#### [Aim of the exercise]
How many lines in the records below hold the string "React"? Please answer with the number and nothing more.
-- Material shown start --
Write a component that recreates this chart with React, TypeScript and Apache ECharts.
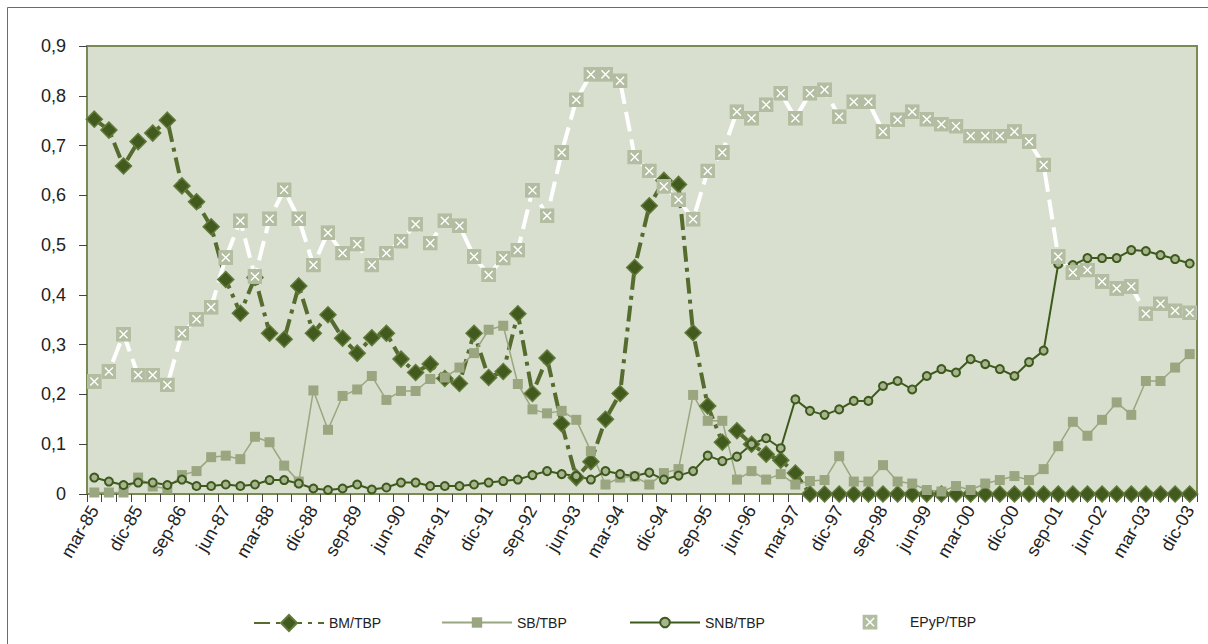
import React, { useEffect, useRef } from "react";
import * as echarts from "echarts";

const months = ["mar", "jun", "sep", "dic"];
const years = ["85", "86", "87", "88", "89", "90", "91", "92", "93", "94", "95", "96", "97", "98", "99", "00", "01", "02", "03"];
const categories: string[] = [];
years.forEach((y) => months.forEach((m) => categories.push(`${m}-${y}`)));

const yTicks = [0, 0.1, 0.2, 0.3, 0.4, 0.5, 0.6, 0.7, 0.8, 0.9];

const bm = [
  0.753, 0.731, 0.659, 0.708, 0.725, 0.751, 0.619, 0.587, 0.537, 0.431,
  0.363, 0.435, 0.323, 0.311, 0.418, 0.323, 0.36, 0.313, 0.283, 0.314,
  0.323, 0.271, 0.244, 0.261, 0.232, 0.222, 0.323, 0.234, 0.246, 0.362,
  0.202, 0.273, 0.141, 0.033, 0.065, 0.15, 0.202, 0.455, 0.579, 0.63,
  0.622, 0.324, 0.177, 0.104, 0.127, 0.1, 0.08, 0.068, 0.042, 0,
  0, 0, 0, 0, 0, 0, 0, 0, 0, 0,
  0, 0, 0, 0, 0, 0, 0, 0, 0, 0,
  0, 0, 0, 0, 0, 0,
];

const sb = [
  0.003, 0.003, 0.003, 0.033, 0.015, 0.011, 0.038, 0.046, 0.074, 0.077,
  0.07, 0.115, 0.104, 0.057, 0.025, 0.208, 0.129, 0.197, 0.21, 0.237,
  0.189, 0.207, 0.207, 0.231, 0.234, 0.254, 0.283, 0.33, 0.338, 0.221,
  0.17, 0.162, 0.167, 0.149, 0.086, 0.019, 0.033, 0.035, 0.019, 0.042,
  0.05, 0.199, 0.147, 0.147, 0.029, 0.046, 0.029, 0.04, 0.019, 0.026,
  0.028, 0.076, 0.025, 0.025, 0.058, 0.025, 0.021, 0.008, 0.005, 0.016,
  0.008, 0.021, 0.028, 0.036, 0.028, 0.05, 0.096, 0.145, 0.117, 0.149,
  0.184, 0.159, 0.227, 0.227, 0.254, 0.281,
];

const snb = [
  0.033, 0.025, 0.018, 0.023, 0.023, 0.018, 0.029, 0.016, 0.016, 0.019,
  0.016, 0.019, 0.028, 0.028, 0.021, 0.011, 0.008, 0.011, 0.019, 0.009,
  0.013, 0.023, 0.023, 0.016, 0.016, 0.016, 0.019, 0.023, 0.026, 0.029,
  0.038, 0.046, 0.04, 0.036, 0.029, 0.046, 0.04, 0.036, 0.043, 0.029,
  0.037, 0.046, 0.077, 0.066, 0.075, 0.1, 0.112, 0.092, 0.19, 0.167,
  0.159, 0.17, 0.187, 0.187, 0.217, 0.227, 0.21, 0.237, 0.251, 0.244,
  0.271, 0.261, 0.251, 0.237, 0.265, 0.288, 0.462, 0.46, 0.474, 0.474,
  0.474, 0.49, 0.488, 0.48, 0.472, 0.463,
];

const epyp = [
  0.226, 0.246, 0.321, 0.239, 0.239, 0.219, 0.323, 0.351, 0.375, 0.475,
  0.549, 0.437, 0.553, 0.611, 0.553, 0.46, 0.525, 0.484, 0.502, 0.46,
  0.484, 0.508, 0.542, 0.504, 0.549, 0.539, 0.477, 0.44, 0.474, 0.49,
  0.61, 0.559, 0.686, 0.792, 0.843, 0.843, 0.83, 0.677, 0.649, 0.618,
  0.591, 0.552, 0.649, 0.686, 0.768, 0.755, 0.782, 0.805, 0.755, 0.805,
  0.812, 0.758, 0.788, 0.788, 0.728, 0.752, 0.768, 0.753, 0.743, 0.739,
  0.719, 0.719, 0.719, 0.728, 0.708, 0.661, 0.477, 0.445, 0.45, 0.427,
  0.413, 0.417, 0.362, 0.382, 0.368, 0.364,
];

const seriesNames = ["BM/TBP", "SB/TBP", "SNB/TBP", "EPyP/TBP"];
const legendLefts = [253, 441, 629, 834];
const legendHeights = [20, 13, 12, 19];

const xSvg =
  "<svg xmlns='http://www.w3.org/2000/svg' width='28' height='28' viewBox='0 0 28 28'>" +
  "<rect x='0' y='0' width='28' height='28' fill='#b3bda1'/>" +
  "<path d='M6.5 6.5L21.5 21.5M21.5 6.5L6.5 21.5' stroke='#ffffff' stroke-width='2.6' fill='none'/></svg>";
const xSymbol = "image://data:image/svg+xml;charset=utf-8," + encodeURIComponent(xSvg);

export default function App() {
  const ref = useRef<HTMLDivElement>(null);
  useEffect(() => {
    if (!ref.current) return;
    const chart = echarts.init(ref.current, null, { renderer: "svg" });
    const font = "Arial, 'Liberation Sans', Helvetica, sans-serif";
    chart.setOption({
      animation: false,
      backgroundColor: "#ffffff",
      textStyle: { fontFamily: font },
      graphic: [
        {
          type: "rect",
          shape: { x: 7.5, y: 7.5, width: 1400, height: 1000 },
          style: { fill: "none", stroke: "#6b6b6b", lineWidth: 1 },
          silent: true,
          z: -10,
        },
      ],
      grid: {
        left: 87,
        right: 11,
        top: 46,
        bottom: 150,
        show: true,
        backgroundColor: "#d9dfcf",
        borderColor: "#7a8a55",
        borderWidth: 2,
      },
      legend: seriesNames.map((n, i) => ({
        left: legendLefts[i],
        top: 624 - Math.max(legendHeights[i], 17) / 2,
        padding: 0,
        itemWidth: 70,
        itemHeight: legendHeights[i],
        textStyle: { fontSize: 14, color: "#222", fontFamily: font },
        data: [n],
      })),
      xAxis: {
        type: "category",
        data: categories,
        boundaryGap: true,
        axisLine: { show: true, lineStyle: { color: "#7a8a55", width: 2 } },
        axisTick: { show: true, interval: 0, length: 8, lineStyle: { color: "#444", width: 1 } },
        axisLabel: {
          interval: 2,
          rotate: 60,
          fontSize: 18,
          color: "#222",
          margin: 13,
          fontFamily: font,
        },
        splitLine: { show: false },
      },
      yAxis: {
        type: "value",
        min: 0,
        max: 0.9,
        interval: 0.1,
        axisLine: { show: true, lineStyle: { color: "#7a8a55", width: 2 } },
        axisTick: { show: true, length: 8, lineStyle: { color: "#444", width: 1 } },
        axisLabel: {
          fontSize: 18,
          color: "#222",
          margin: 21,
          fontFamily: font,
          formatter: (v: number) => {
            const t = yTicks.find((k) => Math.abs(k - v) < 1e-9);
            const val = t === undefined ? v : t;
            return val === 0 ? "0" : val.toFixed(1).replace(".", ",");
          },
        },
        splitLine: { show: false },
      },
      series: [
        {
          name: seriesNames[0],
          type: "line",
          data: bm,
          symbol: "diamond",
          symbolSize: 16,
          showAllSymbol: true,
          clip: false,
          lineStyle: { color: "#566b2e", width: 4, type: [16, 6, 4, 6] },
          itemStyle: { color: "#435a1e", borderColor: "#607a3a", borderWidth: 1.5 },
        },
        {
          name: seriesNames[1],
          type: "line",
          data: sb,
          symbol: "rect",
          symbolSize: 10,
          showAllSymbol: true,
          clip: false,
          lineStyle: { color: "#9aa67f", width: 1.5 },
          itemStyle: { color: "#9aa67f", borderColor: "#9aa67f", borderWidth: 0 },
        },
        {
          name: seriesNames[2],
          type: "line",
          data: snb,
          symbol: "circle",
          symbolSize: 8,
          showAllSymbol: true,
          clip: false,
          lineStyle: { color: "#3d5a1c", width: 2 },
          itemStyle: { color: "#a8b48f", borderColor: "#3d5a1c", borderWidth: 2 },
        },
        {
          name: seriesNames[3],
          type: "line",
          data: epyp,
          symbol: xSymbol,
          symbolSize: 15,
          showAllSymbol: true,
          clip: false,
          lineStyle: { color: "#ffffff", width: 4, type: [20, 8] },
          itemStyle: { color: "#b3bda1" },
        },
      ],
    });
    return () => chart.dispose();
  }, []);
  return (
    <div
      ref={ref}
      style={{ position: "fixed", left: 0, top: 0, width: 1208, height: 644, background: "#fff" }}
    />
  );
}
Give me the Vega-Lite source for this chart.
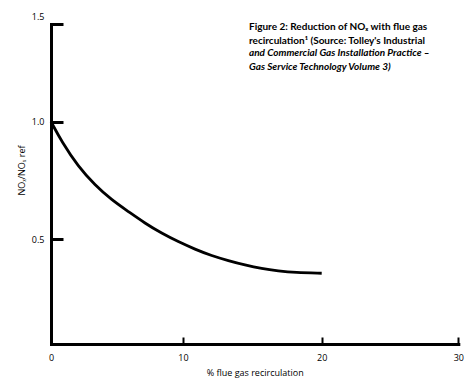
-- Material shown end --
#### [Solution]
2